◆ PROBLEM DETAILS
Gather all lines with the word "matplotlib" in them.

◆ DATA PROVIDED
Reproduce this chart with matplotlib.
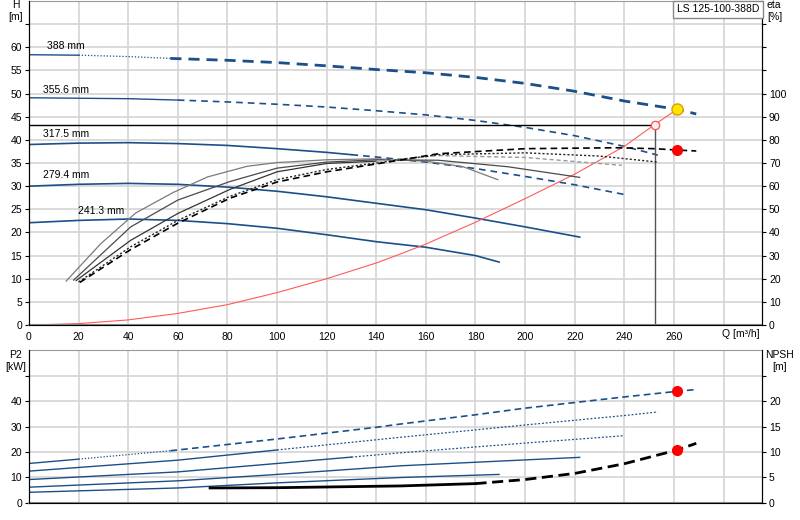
import numpy as np
import matplotlib
matplotlib.use("Agg")
import matplotlib.pyplot as plt

# --- datos ---
diametros = ["388 mm", "355.6 mm", "317.5 mm", "279.4 mm", "241.3 mm"]

# curvas H-Q [m]
q_388 = np.array([0, 20, 40, 57, 80, 100, 120, 140, 160, 180, 200, 220, 240, 261.3, 269])
h_388 = np.array([58.4, 58.3, 58.0, 57.6, 57.2, 56.7, 56.0, 55.2, 54.5, 53.5, 52.2, 50.5, 48.4, 46.6, 45.6])
q_356 = np.array([0, 20, 40, 60, 80, 100, 120, 140, 160, 180, 200, 220, 240, 253.5])
h_356 = np.array([49.1, 49.0, 48.9, 48.6, 48.2, 47.7, 47.1, 46.3, 45.4, 44.2, 42.7, 40.9, 38.6, 36.7])
q_318 = np.array([0, 20, 40, 60, 80, 100, 120, 130, 140, 160, 180, 200, 220, 240])
h_318 = np.array([39.0, 39.3, 39.4, 39.2, 38.8, 38.1, 37.3, 36.8, 36.3, 35.2, 33.8, 32.1, 30.3, 28.2])
q_279 = np.array([0, 20, 40, 60, 80, 100, 120, 140, 160, 180, 200, 222])
h_279 = np.array([30.0, 30.4, 30.6, 30.4, 29.8, 28.9, 27.7, 26.3, 24.9, 23.1, 21.2, 19.0])
q_241 = np.array([0, 20, 40, 60, 80, 100, 120, 140, 160, 180, 189.5])
h_241 = np.array([22.1, 22.6, 22.9, 22.6, 21.9, 20.9, 19.5, 18.0, 16.8, 15.0, 13.6])

# curvas de rendimiento eta [%]
qe_241 = np.array([15, 29, 43, 58, 72, 88, 100, 120, 140, 160, 175, 189])
eta_241 = np.array([19.0, 35.2, 48.4, 57.2, 64.0, 68.6, 70.2, 71.4, 71.8, 70.8, 68.4, 62.8])
qe_279 = np.array([18, 41, 60, 81, 100, 120, 140, 165, 193, 222])
eta_279 = np.array([19.4, 42.4, 54.0, 62.0, 67.8, 70.4, 71.4, 71.2, 68.4, 63.8])
qe_318 = np.array([19, 41, 60, 81, 100, 120, 140, 165, 200, 239])
eta_318 = np.array([19.2, 36.6, 48.2, 58.6, 66.2, 69.8, 70.8, 73.2, 72.4, 69.0])
qe_356 = np.array([20, 41, 60, 81, 100, 120, 140, 165, 200, 230, 253.5])
eta_356 = np.array([18.6, 33.8, 45.2, 55.6, 62.8, 67.2, 70.0, 73.6, 74.4, 73.0, 70.4])
qe_388 = np.array([20.5, 41, 60, 81, 100, 120, 140, 165, 200, 237, 252, 261.5, 269])
eta_388 = np.array([18.4, 32.6, 44.0, 54.8, 61.8, 66.2, 69.6, 74.0, 76.2, 76.6, 76.2, 75.6, 75.2])

# curva del sistema
q_sis = np.array([0, 20, 40, 60, 80, 100, 120, 140, 150, 160, 180, 200, 220, 240, 252.2, 261.3])
h_sis = np.array([0, 0.3, 1.1, 2.5, 4.4, 7.0, 10.0, 13.4, 15.4, 17.5, 22.2, 27.3, 32.6, 38.6, 43.3, 46.6])

# punto de trabajo
q_op, h_op = 252.2, 43.3
q_pt, h_pt, eta_pt, p2_pt, npsh_pt = 261.3, 46.6, 75.6, 43.8, 10.4

# potencia P2 [kW]
qp_388 = np.array([0, 20, 57, 60, 100, 140, 150, 180, 200, 240, 261.3, 269])
p2_388 = np.array([15.5, 17.2, 20.5, 20.8, 25.1, 29.7, 31.0, 34.6, 37.2, 41.6, 43.8, 44.5])
qp_356 = np.array([0, 60, 100, 150, 200, 240, 253.5])
p2_356 = np.array([12.5, 16.8, 20.8, 25.8, 30.6, 34.3, 35.7])
qp_318 = np.array([0, 60, 100, 130, 150, 200, 240])
p2_318 = np.array([9.2, 12.2, 15.5, 18.0, 19.7, 23.5, 26.4])
qp_279 = np.array([0, 60, 100, 150, 200, 222])
p2_279 = np.array([6.2, 8.7, 11.2, 14.6, 16.9, 17.9])
qp_241 = np.array([0, 60, 100, 150, 189.5])
p2_241 = np.array([4.2, 5.9, 7.9, 10.0, 11.2])

# NPSH [m]
q_npsh = np.array([73, 100, 150, 180, 200, 220, 240, 261.3, 269])
npsh = np.array([2.95, 3.0, 3.35, 3.8, 4.6, 5.8, 7.7, 10.4, 11.7])

azul = "#1b4f8a"
rojo = "#ff5a5a"
fs = 7.5


def tramo(ax, q, v, lo, hi, **kw):
    m = (q >= lo) & (q <= hi)
    ax.plot(q[m], v[m], **kw)


plt.rcParams["font.family"] = ["Liberation Sans", "DejaVu Sans"]
plt.rcParams["font.size"] = fs

fig = plt.figure(figsize=(8, 5.2), dpi=100)
ax_h = fig.add_axes([0.03625, 0.375, 0.91625, 0.623])
ax_p = fig.add_axes([0.03625, 0.0327, 0.91625, 0.2942])

for ax in (ax_h, ax_p):
    ax.set_xlim(0, 295.5)
    ax.set_xticks(np.arange(0, 281, 20))
    ax.grid(True, color="#d4d4d4", lw=1.2)
    ax.set_axisbelow(True)
    ax.spines["left"].set_color("black")
    ax.spines["right"].set_color("black")
    ax.spines["top"].set_color("#999999")
    ax.spines["bottom"].set_color("#888888")
    ax.spines["bottom"].set_linewidth(1.5)
    ax.tick_params(axis="y", length=3, color="black", pad=2)

# --- panel superior: H ---
ax_h.set_ylim(0, 70)
ax_h.set_yticks(np.arange(0, 66, 5))
ax_h.set_yticklabels([str(v) for v in range(0, 61, 5)] + [""])
ax_h.set_xticklabels([str(v) for v in range(0, 261, 20)] + [""])
ax_h.tick_params(axis="x", length=0, pad=5)

tramo(ax_h, q_388, h_388, 0, 20, color=azul, lw=1.0)
tramo(ax_h, q_388, h_388, 20, 57, color=azul, lw=0.9, ls=(0, (1, 1.5)))
tramo(ax_h, q_388, h_388, 57, 270, color=azul, lw=2.0, ls=(0, (4, 2.5)))
tramo(ax_h, q_356, h_356, 0, 60, color=azul, lw=1.0)
tramo(ax_h, q_356, h_356, 60, 260, color=azul, lw=1.2, ls=(0, (4, 3)))
tramo(ax_h, q_318, h_318, 0, 130, color=azul, lw=1.2)
tramo(ax_h, q_318, h_318, 130, 260, color=azul, lw=1.2, ls=(0, (4, 3)))
ax_h.plot(q_279, h_279, color=azul, lw=1.2)
ax_h.plot(q_241, h_241, color=azul, lw=1.2)

etiquetas = [(7.3, 60.2), (5.6, 50.8), (5.6, 41.3), (5.6, 32.4), (19.8, 24.6)]
for txt, (x, y) in zip(diametros, etiquetas):
    ax_h.text(x, y, txt, fontsize=fs, va="center", ha="left")

# curva del sistema y punto de trabajo
ax_h.plot(q_sis, h_sis, color=rojo, lw=0.8)
ax_h.plot([0, q_op], [h_op, h_op], color="black", lw=1.0)
ax_h.plot([q_op, q_op], [0, h_op], color="#555555", lw=1.0)
ax_h.plot(q_op, h_op, "o", ms=6, mfc="#fff0f0", mec=rojo, mew=1.0, zorder=5)
ax_h.plot(q_pt, h_pt, "o", ms=8, mfc="#ffe600", mec="#e39a00", mew=1.0, zorder=6)

ax_h.text(279.5, -2.0, "Q [m³/h]", ha="left", va="center", fontsize=fs)

# rendimiento en eje derecho
ax_e = ax_h.twinx()
ax_e.set_ylim(0, 140)
ax_e.set_yticks(np.arange(0, 131, 10))
ax_e.set_yticklabels([str(v) for v in range(0, 101, 10)] + ["", "", ""])
ax_e.tick_params(axis="y", length=3, color="black", pad=2)
ax_e.spines["right"].set_color("black")
ax_e.spines["top"].set_visible(False)

ax_e.plot(qe_241, eta_241, color="#7a7a7a", lw=0.9)
ax_e.plot(qe_279, eta_279, color="#4a4a4a", lw=0.9)
tramo(ax_e, qe_318, eta_318, 0, 140, color="#333333", lw=0.9)
tramo(ax_e, qe_318, eta_318, 140, 260, color="#9a9a9a", lw=1.0, ls=(0, (3, 2)))
ax_e.plot(qe_356, eta_356, color="#222222", lw=1.0, ls=(0, (1.5, 1.5)))
ax_e.plot(qe_388, eta_388, color="black", lw=1.2, ls=(0, (4, 2.5)))
ax_e.plot(q_pt, eta_pt, "o", ms=7, color="red", zorder=6)

# --- panel inferior: P2 y NPSH ---
ax_p.set_ylim(0, 60)
ax_p.set_yticks(np.arange(0, 51, 10))
ax_p.set_yticklabels(["0", "10", "20", "30", "40", ""])
ax_p.tick_params(axis="x", length=0, labelbottom=False)

tramo(ax_p, qp_388, p2_388, 0, 20, color=azul, lw=1.0)
tramo(ax_p, qp_388, p2_388, 20, 57, color=azul, lw=0.9, ls=(0, (1, 1.5)))
tramo(ax_p, qp_388, p2_388, 57, 270, color=azul, lw=1.2, ls=(0, (4, 2.5)))
tramo(ax_p, qp_356, p2_356, 0, 100, color=azul, lw=1.0)
tramo(ax_p, qp_356, p2_356, 100, 260, color=azul, lw=0.9, ls=(0, (1.5, 1.5)))
tramo(ax_p, qp_318, p2_318, 0, 130, color=azul, lw=1.0)
tramo(ax_p, qp_318, p2_318, 130, 260, color=azul, lw=0.9, ls=(0, (1.5, 1.5)))
ax_p.plot(qp_279, p2_279, color=azul, lw=1.0)
ax_p.plot(qp_241, p2_241, color=azul, lw=1.0)
ax_p.plot(q_pt, p2_pt, "o", ms=7, color="red", zorder=6)

ax_n = ax_p.twinx()
ax_n.set_ylim(0, 30)
ax_n.set_yticks(np.arange(0, 26, 5))
ax_n.set_yticklabels(["0", "5", "10", "15", "20", ""])
ax_n.tick_params(axis="y", length=3, color="black", pad=2)
ax_n.spines["right"].set_color("black")
ax_n.spines["top"].set_visible(False)

tramo(ax_n, q_npsh, npsh, 0, 180, color="black", lw=2.0)
tramo(ax_n, q_npsh, npsh, 180, 270, color="black", lw=2.0, ls=(0, (4, 2)))
ax_n.plot(q_pt, npsh_pt, "o", ms=7, color="red", zorder=6)

# títulos de ejes
fig.text(16 / 800, 1 - 5.5 / 520, "H", ha="center", va="center", fontsize=fs)
fig.text(16 / 800, 1 - 17 / 520, "[m]", ha="center", va="center", fontsize=fs)
fig.text(774 / 800, 1 - 5.5 / 520, "eta", ha="center", va="center", fontsize=fs)
fig.text(775 / 800, 1 - 17 / 520, "[%]", ha="center", va="center", fontsize=fs)
fig.text(16 / 800, 1 - 355 / 520, "P2", ha="center", va="center", fontsize=fs)
fig.text(16 / 800, 1 - 367 / 520, "[kW]", ha="center", va="center", fontsize=fs)
fig.text(780 / 800, 1 - 355 / 520, "NPSH", ha="center", va="center", fontsize=fs)
fig.text(780 / 800, 1 - 367 / 520, "[m]", ha="center", va="center", fontsize=fs)

fig.text(718 / 800, 1 - 9.5 / 520, "LS 125-100-388D", ha="center", va="center", fontsize=fs,
         bbox=dict(boxstyle="square,pad=0.35", fc="white", ec="#888888", lw=1.0))

fig.savefig("out.png", dpi=100)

◆ THE REPLY
Reproduce this chart with matplotlib.
import matplotlib
matplotlib.use("Agg")
import matplotlib.pyplot as plt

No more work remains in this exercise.